Rafael Donis, Firearms Expert, CASAC (Translated)
“They hone their skills as operators in the internal coordination that they should have for proactive investigations that will allow them to disband organizational structures. We go a bit beyond the offense and we really want to disorganize criminal gangs.”
Duane Moody
“So it is more than just targeting the crimes that are happening but the source of getting these firearms into the country?”
Rafael Donis (Translated)
“With these exercise, we don’t attack the effect but the source. Investigating a weapon is a responsibility—not just what they do, but how they enter the country, how they continue to enter the country, who sells them, who brings it to the criminal structures; that is the purpose.”
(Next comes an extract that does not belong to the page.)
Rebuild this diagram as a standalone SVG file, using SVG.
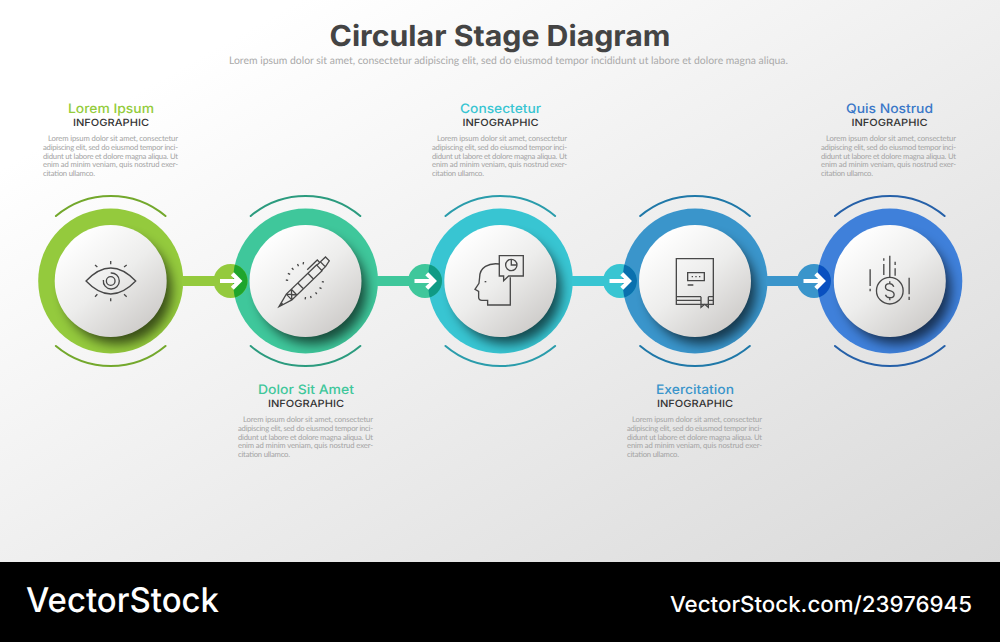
<svg xmlns="http://www.w3.org/2000/svg" xmlns:xlink="http://www.w3.org/1999/xlink" width="1000" height="642" viewBox="0 0 1000 642">
<style>
text{text-rendering:geometricPrecision}
.title{font:700 29px Inter,"Open Sans",sans-serif;fill:#444}
.sub{font:400 10.5px Lato,"Liberation Sans",sans-serif;fill:#aaa}
.head{font:500 13px Inter,"Open Sans",sans-serif}
.info{font:500 10px Inter,"Open Sans",sans-serif;fill:#333}
.body{font:400 7.7px Lato,"Liberation Sans",sans-serif;fill:#a3a3a3}
.arc{fill:none;stroke-width:2;stroke-linecap:round}
.ic{fill:none;stroke:#484848;stroke-width:4;stroke-linecap:butt;stroke-linejoin:miter}
.pen{fill:none;stroke:#484848;stroke-width:1.3;stroke-linejoin:miter}
.arrow{fill:none;stroke:#fff;stroke-width:4.200}
.wm{fill:#fff;font-family:Inter,"Open Sans",sans-serif}
</style>
<defs>
<linearGradient id="bg" x1="0" y1="0" x2="1" y2="1"><stop offset="0.15" stop-color="#fff"/><stop offset="1" stop-color="#d9d9d9"/></linearGradient>
<linearGradient id="disc" x1="0.18" y1="0.1" x2="0.82" y2="0.9"><stop offset="0" stop-color="#fff"/><stop offset="0.5" stop-color="#ededec"/><stop offset="1" stop-color="#cfcdcb"/></linearGradient>
<filter id="blur" x="-40%" y="-40%" width="180%" height="180%"><feGaussianBlur stdDeviation="6"/></filter>
<clipPath id="ringClip"><circle r="72.5"/></clipPath>
<clipPath id="r2"><circle cx="305.5" cy="281" r="72.5"/></clipPath>
<clipPath id="r3"><circle cx="500.3" cy="281" r="72.5"/></clipPath>
<clipPath id="r4"><circle cx="695" cy="281" r="72.5"/></clipPath>
<clipPath id="r5"><circle cx="889.8" cy="281" r="72.5"/></clipPath>
<g id="plate">
<g clip-path="url(#ringClip)"><circle cx="7" cy="9" r="54" fill="#000" opacity="0.62" filter="url(#blur)"/></g>
<circle r="56" fill="url(#disc)"/>
</g>
<path id="arcs" d="M-54.8-65A85 85 0 0 1 54.8-65M-54.8 65A85 85 0 0 0 54.8 65"/>
<path id="arr" d="M-10.5 0H8M1.800-7.200L9 0L1.800 7.200"/>
</defs>
<rect width="1000" height="562" fill="url(#bg)"/>
<text class="title" x="500" y="46" text-anchor="middle" textLength="341" lengthAdjust="spacingAndGlyphs">Circular Stage Diagram</text>
<text class="sub" x="229" y="64" textLength="559" lengthAdjust="spacingAndGlyphs">Lorem ipsum dolor sit amet, consectetur adipiscing elit, sed do eiusmod tempor incididunt ut labore et dolore magna aliqua.</text>

<g id="node-1">
<g transform="translate(110.700 281)"><use xlink:href="#arcs" class="arc" stroke="#73a82c"/><circle r="72.500" fill="#94ca3d"/><use xlink:href="#plate"/>
<g transform="scale(.3333) translate(-272 -573)" class="ic"><path d="M198 573Q272 495 347 573Q272 651 198 573Z"/><path d="M272 549A24 24 0 1 1 250 570"/><circle cx="272" cy="573" r="13"/><path d="M272 513V523M225 525L232 531M320 525L312 531M272 625V634M225 620L232 613M320 620L312 613"/></g></g>
<text class="head" x="111" y="113" text-anchor="middle" fill="#93cc3c" textLength="86" lengthAdjust="spacingAndGlyphs">Lorem Ipsum</text>
<text class="info" x="111" y="126" text-anchor="middle" textLength="76" lengthAdjust="spacingAndGlyphs">INFOGRAPHIC</text>
<g class="body"><text x="48" y="141" textLength="130">Lorem ipsum dolor sit amet, consectetur</text><text x="43" y="149.700" textLength="135">adipiscing elit, sed do eiusmod tempor inci-</text><text x="43" y="158.500" textLength="135">didunt ut labore et dolore magna aliqua. Ut</text><text x="43" y="167.300" textLength="135">enim ad minim veniam, quis nostrud exer-</text><text x="43" y="176" textLength="52">citation ullamco.</text></g>
</g>

<g id="node-2">
<g transform="translate(305.500 281)"><use xlink:href="#arcs" class="arc" stroke="#2b9b7e"/><circle r="72.500" fill="#3fc79b"/><use xlink:href="#plate"/>
<g transform="translate(-26.500 25.700) rotate(-44)" class="pen"><path d="M0 0L14-4H56V4H14ZM5 0H0M14-4V4M21-4V4M14-4L21 4M14 4L21-4M30-4V4M44-4V4M56-3.500H61V3.500H56M61-3.500H68V2L61 3.500M46-7H60L60-3.500"/></g>
<g transform="scale(.3333) translate(-856 -573)" class="ic"><path d="M797 570L804 571M803 550L810 553M815 534L820 539M832 522L835 529M850 516L849 523M855 628L856 621M873 624L871 618M890 612L886 607M904 596L898 593M911 576L905 575"/></g></g>
<text class="head" x="306" y="394" text-anchor="middle" fill="#3fc79b" textLength="96" lengthAdjust="spacingAndGlyphs">Dolor Sit Amet</text>
<text class="info" x="306" y="407" text-anchor="middle" textLength="76" lengthAdjust="spacingAndGlyphs">INFOGRAPHIC</text>
<g class="body"><text x="243" y="422" textLength="130">Lorem ipsum dolor sit amet, consectetur</text><text x="238" y="430.700" textLength="135">adipiscing elit, sed do eiusmod tempor inci-</text><text x="238" y="439.500" textLength="135">didunt ut labore et dolore magna aliqua. Ut</text><text x="238" y="448.300" textLength="135">enim ad minim veniam, quis nostrud exer-</text><text x="238" y="457" textLength="52">citation ullamco.</text></g>
</g>

<g id="node-3">
<g transform="translate(500.300 281)"><use xlink:href="#arcs" class="arc" stroke="#2a9cab"/><circle r="72.500" fill="#38c5d2"/><use xlink:href="#plate"/>
<g transform="scale(.3333) translate(-300 -273)" class="ic"><path d="M297 222C265 218 238 232 238 262L236 280L224 298L235 304L235 322Q235 331 245 331L262 331V345H330V262"/><path d="M297 197H369V258H325L310 272V258H297Z"/><circle cx="333" cy="225" r="17"/><path d="M333 208V225H350"/><path d="M253 275H258"/></g></g>
<text class="head" x="500.500" y="113" text-anchor="middle" fill="#38c5d2" textLength="81" lengthAdjust="spacingAndGlyphs">Consectetur</text>
<text class="info" x="500.500" y="126" text-anchor="middle" textLength="76" lengthAdjust="spacingAndGlyphs">INFOGRAPHIC</text>
<g class="body"><text x="437" y="141" textLength="130">Lorem ipsum dolor sit amet, consectetur</text><text x="432" y="149.700" textLength="135">adipiscing elit, sed do eiusmod tempor inci-</text><text x="432" y="158.500" textLength="135">didunt ut labore et dolore magna aliqua. Ut</text><text x="432" y="167.300" textLength="135">enim ad minim veniam, quis nostrud exer-</text><text x="432" y="176" textLength="52">citation ullamco.</text></g>
</g>

<g id="node-4">
<g transform="translate(695 281)"><use xlink:href="#arcs" class="arc" stroke="#1f78a8"/><circle r="72.500" fill="#3a95cb"/><use xlink:href="#plate"/>
<g transform="scale(.3333) translate(-882 -273)" class="ic"><path d="M826 206H937V343H826ZM826 320H900M922 320H937M826 331H900M922 331H937M860 248H910V272H860ZM860 285H877M900 320V352L911 343L922 352V320"/><path d="M872 260H876M883 260H887M894 260H898"/></g></g>
<text class="head" x="695" y="394" text-anchor="middle" fill="#3a95cb" textLength="78" lengthAdjust="spacingAndGlyphs">Exercitation</text>
<text class="info" x="695" y="407" text-anchor="middle" textLength="76" lengthAdjust="spacingAndGlyphs">INFOGRAPHIC</text>
<g class="body"><text x="632" y="422" textLength="130">Lorem ipsum dolor sit amet, consectetur</text><text x="627" y="430.700" textLength="135">adipiscing elit, sed do eiusmod tempor inci-</text><text x="627" y="439.500" textLength="135">didunt ut labore et dolore magna aliqua. Ut</text><text x="627" y="448.300" textLength="135">enim ad minim veniam, quis nostrud exer-</text><text x="627" y="457" textLength="52">citation ullamco.</text></g>
</g>

<g id="node-5">
<g transform="translate(889.800 281)"><use xlink:href="#arcs" class="arc" stroke="#2560a8"/><circle r="72.500" fill="#3f80da"/><use xlink:href="#plate"/>
<g transform="scale(.3333) translate(-388 -273)" class="ic"><circle cx="388" cy="302" r="40"/><path d="M370 205V212M370 222V255M388 197V262M404 215V225M404 235V257M329 238V288M329 296V304M446 263V313M446 320V330"/><path d="M400 290Q396 281 387 281Q375 281 375 291Q375 300 388 302Q401 305 401 314Q401 323 388 323Q378 323 375 314M388 274V281M388 323V331"/></g></g>
<text class="head" x="889.500" y="113" text-anchor="middle" fill="#3a78c8" textLength="87" lengthAdjust="spacingAndGlyphs">Quis Nostrud</text>
<text class="info" x="889.500" y="126" text-anchor="middle" textLength="76" lengthAdjust="spacingAndGlyphs">INFOGRAPHIC</text>
<g class="body"><text x="826" y="141" textLength="130">Lorem ipsum dolor sit amet, consectetur</text><text x="821" y="149.700" textLength="135">adipiscing elit, sed do eiusmod tempor inci-</text><text x="821" y="158.500" textLength="135">didunt ut labore et dolore magna aliqua. Ut</text><text x="821" y="167.300" textLength="135">enim ad minim veniam, quis nostrud exer-</text><text x="821" y="176" textLength="52">citation ullamco.</text></g>
</g>

<g id="connectors">
<g id="c1"><rect x="182" y="276" width="40" height="10" fill="#94ca3d"/><circle cx="230.500" cy="281" r="17" fill="#94ca3d"/><circle cx="230.500" cy="281" r="17" fill="#1ea52c" clip-path="url(#r2)"/><use xlink:href="#arr" x="230.500" y="281" class="arrow"/></g>
<g id="c2"><rect x="377" y="276" width="40" height="10" fill="#3fc79b"/><circle cx="425" cy="281" r="17" fill="#3fc79b"/><circle cx="425" cy="281" r="17" fill="#0f9a84" clip-path="url(#r3)"/><use xlink:href="#arr" x="425" y="281" class="arrow"/></g>
<g id="c3"><rect x="572" y="276" width="40" height="10" fill="#38c5d2"/><circle cx="620" cy="281" r="17" fill="#38c5d2"/><circle cx="620" cy="281" r="17" fill="#0a70ae" clip-path="url(#r4)"/><use xlink:href="#arr" x="620" y="281" class="arrow"/></g>
<g id="c4"><rect x="766" y="276" width="40" height="10" fill="#3a95cb"/><circle cx="814" cy="281" r="17" fill="#3a95cb"/><circle cx="814" cy="281" r="17" fill="#0a50c0" clip-path="url(#r5)"/><use xlink:href="#arr" x="814" y="281" class="arrow"/></g>
</g>

<rect y="562" width="1000" height="80" fill="#000"/>
<text class="wm" x="26" y="612" font-size="34" font-weight="500" textLength="193" lengthAdjust="spacingAndGlyphs">VectorStock</text>
<text class="wm" x="670" y="612" font-size="22" font-weight="500" textLength="302" lengthAdjust="spacingAndGlyphs">VectorStock.com/23976945</text>
</svg>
Supt. Carol Tucker, O.C., Prosecution Branch
“It’s to strengthen the prosecution branch in the prosecuting and the conviction of cases in court.”
Duane Moody
“How much of what is happening here at this practice session is what is really done in real life cases that your officers face, sometimes on a daily basis?”
Supt. Carol Tucker
“They do that on a daily basis so it is only to strengthen what they are doing on the grounds when they do the crime scene process.”
Duane Moody
“So what they are doing is what they’ve learnt?”
Supt. Carol Tucker
“Yes, what they are trained to do.”
“Unfortunately, throughout the region, there is no specialty that is really tearing this from the root. When we come to a scenes of crime, we gear all our investigation towards the victim or the circumstances. The weapon is what we mainly use for proof to know that a crime has been committed. After that is finish we send the weapon to some warehouse, we destroy it and we also destroy the possibility of finding a structure of how it got into the country.”